**What to produce**
Identify, in the records below, every line where the string "TypeScript" appears, and copy each such line.

[Dataset items]
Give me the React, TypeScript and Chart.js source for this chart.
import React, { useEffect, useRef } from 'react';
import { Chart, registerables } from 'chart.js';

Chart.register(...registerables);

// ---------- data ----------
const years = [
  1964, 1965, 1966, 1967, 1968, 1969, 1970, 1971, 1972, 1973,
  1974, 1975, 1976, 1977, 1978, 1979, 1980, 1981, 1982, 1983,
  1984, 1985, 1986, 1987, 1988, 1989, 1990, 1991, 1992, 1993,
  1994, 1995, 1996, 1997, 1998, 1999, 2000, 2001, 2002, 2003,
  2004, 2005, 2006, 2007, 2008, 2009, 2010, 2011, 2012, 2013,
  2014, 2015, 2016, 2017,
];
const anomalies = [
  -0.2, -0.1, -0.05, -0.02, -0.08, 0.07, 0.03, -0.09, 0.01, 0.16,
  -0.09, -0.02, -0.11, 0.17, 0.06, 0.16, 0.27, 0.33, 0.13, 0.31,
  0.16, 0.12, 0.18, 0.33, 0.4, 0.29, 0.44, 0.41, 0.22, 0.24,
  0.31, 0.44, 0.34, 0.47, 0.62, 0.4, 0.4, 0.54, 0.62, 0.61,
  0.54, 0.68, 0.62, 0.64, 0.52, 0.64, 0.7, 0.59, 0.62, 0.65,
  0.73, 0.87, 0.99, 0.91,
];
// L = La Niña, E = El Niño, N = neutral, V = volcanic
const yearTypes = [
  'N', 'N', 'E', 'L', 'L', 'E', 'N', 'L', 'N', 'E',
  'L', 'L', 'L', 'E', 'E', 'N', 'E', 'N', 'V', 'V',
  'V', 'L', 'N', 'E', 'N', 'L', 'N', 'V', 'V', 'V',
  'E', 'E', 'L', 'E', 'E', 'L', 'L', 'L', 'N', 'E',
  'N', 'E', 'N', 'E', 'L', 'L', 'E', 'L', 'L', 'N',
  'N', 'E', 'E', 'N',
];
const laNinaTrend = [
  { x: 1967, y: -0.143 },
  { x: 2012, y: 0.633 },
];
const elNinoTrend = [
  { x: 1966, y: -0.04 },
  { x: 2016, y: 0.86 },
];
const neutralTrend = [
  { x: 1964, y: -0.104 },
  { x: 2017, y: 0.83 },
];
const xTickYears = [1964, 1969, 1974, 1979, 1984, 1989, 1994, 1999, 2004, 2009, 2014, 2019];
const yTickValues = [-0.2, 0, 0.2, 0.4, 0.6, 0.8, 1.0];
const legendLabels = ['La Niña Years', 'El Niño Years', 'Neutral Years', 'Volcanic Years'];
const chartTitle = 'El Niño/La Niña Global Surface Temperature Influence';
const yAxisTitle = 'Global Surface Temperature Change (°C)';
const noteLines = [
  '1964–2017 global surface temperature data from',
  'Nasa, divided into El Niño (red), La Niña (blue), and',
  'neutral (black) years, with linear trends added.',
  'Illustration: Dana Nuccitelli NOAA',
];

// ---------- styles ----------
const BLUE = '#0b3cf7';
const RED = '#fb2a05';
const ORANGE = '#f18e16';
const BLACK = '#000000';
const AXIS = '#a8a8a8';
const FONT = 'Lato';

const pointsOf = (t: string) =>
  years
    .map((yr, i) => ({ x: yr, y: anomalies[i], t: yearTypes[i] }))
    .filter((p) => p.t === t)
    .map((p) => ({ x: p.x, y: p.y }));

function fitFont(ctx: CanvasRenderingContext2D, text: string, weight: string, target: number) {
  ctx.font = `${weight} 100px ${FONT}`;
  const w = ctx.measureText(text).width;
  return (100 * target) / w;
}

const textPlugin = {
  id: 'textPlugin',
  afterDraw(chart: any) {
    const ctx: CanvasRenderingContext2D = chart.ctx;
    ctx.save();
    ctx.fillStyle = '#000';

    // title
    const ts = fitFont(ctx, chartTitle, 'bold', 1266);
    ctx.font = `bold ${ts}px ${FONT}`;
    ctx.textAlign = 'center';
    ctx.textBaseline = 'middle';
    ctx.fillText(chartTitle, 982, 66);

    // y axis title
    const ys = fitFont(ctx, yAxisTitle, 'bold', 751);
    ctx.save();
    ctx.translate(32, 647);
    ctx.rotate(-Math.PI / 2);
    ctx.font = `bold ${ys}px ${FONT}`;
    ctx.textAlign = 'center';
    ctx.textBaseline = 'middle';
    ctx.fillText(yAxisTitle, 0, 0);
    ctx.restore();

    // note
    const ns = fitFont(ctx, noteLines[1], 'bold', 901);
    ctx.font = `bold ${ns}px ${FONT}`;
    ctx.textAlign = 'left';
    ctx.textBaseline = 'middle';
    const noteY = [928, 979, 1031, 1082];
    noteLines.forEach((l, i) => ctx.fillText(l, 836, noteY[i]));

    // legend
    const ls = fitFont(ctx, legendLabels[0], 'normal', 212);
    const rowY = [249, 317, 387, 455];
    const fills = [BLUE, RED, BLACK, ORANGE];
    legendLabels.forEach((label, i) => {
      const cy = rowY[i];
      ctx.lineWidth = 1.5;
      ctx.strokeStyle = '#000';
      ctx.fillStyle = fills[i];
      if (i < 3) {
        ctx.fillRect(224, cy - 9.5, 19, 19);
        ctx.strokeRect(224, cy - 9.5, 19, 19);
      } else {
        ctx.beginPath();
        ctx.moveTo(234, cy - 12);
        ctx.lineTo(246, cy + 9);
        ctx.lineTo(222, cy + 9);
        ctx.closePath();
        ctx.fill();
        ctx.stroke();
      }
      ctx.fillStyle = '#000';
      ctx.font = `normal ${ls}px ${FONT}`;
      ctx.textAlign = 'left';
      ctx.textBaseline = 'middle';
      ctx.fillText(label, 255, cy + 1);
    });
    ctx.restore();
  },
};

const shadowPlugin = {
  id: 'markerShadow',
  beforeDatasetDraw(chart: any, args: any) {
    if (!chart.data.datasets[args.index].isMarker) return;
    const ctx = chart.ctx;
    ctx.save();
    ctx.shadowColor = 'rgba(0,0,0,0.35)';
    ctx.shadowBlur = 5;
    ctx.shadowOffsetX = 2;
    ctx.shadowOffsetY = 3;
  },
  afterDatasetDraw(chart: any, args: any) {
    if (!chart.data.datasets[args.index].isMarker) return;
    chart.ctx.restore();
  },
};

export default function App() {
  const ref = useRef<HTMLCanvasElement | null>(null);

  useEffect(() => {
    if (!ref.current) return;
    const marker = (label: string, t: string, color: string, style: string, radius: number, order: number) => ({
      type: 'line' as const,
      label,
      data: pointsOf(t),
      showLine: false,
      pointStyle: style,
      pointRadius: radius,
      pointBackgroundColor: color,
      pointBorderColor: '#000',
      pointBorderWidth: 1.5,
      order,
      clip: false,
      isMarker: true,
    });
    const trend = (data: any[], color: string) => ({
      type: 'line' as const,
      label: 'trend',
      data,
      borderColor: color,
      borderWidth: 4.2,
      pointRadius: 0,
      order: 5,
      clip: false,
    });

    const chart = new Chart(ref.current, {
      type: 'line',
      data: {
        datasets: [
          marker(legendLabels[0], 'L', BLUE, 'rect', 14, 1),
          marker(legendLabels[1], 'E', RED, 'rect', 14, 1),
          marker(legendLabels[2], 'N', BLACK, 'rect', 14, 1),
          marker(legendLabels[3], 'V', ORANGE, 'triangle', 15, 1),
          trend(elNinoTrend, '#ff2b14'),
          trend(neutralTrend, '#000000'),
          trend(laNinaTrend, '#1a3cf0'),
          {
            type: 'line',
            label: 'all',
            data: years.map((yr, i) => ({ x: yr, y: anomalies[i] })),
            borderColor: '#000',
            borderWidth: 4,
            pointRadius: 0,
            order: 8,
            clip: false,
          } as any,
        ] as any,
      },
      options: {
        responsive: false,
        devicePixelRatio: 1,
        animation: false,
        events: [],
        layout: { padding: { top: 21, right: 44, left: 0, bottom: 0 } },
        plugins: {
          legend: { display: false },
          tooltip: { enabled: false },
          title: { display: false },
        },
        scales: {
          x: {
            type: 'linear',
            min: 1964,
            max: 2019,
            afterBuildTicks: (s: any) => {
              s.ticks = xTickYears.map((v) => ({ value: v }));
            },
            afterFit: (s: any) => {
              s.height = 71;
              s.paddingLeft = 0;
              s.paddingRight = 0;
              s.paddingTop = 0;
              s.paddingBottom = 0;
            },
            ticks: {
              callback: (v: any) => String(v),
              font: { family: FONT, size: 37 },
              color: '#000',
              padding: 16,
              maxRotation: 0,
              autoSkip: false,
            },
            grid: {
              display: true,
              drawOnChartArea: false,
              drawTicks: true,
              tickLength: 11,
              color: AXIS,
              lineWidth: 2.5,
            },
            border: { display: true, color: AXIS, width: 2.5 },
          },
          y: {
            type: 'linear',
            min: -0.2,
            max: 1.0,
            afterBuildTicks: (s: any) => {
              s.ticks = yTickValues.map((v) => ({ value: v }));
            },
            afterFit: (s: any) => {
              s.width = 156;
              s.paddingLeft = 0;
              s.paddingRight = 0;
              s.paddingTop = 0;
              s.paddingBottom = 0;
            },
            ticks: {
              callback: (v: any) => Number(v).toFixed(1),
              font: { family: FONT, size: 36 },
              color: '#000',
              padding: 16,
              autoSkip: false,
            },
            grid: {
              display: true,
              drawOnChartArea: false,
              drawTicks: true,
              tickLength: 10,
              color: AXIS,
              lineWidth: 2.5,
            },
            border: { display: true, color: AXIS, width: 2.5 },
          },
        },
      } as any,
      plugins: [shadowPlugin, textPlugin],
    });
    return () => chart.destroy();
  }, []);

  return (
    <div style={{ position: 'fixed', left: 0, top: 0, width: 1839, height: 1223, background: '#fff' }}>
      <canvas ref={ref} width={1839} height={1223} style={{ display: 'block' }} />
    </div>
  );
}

==

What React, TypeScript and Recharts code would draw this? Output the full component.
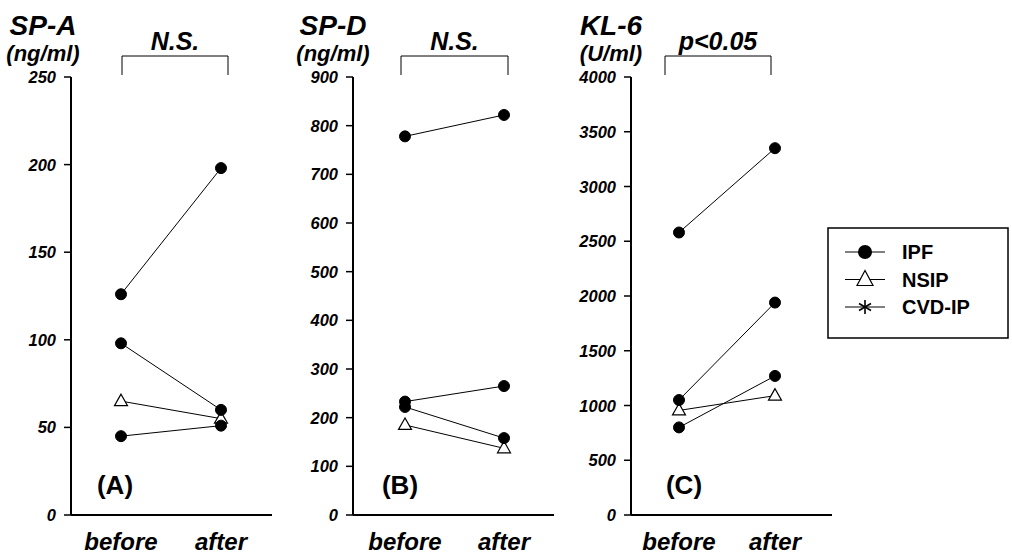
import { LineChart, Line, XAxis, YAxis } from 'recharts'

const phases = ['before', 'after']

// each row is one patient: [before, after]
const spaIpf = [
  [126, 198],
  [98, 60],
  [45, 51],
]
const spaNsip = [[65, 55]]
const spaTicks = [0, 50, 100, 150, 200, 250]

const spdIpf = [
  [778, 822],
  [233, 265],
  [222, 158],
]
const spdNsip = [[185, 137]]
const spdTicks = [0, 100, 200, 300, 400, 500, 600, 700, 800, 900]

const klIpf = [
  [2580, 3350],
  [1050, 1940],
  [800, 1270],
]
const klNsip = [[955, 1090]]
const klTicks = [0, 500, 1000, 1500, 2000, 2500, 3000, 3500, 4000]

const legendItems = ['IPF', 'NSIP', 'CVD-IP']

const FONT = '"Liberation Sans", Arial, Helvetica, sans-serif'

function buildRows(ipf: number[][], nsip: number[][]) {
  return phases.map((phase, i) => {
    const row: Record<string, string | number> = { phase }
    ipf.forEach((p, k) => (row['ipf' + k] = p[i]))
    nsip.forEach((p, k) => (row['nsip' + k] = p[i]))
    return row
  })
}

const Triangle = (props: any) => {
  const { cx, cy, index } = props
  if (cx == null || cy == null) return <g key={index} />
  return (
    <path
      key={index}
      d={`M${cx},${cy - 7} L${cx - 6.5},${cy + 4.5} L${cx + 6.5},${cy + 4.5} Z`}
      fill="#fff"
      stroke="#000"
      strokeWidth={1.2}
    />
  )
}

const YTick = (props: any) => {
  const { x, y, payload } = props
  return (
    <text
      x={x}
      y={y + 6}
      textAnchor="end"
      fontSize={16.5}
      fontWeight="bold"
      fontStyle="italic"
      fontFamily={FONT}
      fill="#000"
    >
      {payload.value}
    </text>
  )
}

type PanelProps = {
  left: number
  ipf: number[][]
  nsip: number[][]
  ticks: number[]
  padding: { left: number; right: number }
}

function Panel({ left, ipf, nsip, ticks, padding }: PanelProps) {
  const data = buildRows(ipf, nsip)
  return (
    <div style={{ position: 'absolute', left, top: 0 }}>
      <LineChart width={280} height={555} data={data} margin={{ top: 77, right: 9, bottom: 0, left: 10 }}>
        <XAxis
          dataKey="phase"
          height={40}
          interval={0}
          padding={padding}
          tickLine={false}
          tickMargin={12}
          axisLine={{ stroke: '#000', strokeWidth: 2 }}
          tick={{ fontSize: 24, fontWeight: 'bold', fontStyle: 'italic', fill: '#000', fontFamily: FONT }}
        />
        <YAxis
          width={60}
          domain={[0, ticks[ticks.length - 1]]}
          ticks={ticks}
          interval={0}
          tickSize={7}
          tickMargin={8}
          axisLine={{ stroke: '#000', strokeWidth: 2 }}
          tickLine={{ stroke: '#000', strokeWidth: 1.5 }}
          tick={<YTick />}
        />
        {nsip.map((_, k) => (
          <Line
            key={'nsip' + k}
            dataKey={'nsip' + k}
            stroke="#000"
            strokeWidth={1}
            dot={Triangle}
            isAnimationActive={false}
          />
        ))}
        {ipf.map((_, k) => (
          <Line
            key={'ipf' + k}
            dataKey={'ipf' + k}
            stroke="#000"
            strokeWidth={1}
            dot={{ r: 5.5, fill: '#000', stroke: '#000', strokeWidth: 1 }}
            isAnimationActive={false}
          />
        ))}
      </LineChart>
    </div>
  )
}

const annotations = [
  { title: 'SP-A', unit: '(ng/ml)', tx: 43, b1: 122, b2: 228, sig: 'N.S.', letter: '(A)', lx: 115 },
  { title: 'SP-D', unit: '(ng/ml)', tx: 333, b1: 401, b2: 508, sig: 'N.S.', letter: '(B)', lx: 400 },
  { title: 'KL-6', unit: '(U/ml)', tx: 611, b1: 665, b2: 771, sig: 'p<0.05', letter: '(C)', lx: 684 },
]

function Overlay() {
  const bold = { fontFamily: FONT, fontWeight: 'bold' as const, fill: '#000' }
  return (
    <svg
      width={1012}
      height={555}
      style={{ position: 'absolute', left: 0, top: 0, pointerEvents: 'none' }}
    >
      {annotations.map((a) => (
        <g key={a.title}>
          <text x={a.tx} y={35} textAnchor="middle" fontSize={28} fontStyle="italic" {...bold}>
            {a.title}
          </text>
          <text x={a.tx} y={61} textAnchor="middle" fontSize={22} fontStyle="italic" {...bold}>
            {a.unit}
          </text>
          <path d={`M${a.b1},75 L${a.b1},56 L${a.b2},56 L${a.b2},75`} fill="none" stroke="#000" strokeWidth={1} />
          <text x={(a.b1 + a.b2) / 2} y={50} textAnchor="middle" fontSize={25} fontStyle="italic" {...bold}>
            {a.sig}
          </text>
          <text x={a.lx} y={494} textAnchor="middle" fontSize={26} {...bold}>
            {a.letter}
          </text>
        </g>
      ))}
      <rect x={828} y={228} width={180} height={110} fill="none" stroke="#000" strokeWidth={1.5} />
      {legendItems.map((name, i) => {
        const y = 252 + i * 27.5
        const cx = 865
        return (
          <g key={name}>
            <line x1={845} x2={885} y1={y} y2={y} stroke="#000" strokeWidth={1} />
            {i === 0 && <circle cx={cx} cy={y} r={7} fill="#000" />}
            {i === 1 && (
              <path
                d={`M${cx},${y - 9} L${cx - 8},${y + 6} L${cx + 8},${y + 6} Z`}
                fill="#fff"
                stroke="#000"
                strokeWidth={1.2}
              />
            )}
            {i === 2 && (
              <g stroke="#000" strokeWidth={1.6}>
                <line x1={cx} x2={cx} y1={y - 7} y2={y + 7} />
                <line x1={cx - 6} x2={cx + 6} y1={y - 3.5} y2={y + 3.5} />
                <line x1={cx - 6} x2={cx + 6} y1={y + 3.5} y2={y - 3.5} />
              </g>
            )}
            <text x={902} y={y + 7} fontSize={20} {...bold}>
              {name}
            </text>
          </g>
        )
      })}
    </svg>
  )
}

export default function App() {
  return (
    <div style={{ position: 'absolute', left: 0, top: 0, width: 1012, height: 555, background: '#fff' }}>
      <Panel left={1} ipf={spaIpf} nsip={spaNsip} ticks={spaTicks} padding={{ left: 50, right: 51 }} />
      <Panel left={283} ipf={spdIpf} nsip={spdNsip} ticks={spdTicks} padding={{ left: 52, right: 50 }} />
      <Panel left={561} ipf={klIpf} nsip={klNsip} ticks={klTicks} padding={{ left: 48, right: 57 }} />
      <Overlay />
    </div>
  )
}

**The reply**
Give me the React, TypeScript and Chart.js source for this chart.
What React, TypeScript and Recharts code would draw this? Output the full component.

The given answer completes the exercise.